Another front that Smith was heading towards is organic farming or rather as he prefers regenerative farming, a term that he finds “less prescriptive”. Today at Shaw + Smith, its vineayrds are either certified organic or in transion, he adds.
“People think that because of my age, I am resistant to the newer trends in winemaking, particularly natural wines,” he revealed, dispelling the notion. “While I might not be the biggest fan of natural wines, there are lessons to be learned.”
Drawing from the lessons of the natural wine movement, which advocates authenticity and low intervention, Smith spoke passionately about the concept of regenerative farming. Unlike the prescriptive checklist that often accompanies organic farming, regenerative farming is an ongoing commitment. “It’s about constantly striving to enhance biodiversity, reduce soil compaction, and overall, improve the health of the land,” Smith explained. Regenerative farming is more about rehabilitating than sustaining the status quo.
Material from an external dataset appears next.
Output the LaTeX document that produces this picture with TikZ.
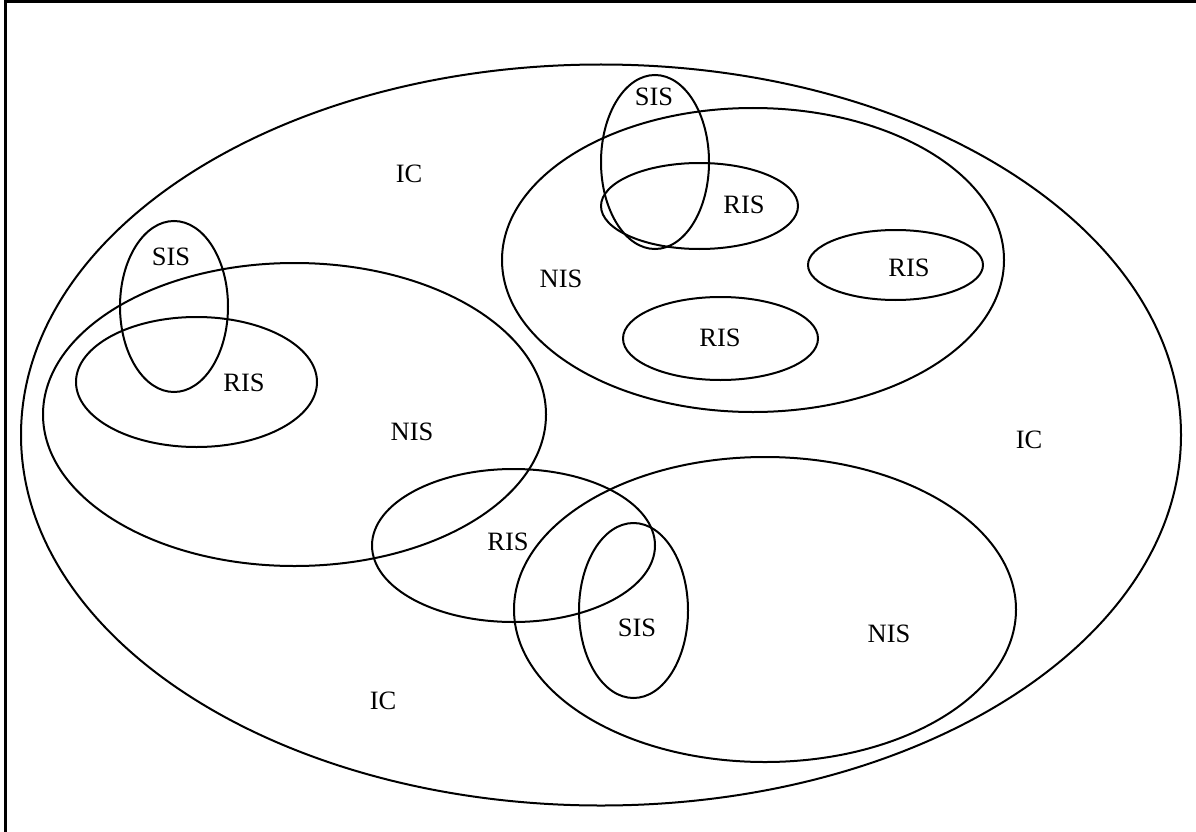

Making a contrast with Germany’s Mosel wine region, where organic winemaking is widely practiced, he lamented lack of biodiversity there. “When you look at these beautiful vineyards in Mosel, biodiversity is almost zero. Every single bit of land is planted out to vines and everything is straight down the slope so you are going to get erosion,” he warned, before turning the conversation back to regenerative farming, “It’s a modern way of thinking how to improve biodiversity and the entire ecosystem.”
In wrapping up, Smith’s reflections were tinged with both pride and humility. “Over the past 34 years, we have continued to evolve, and I can honestly say the wines we are making now are better than before. We have kept our focus, and we haven’t been easily diverted, we just try and make the best wines we can that have personality and interest.”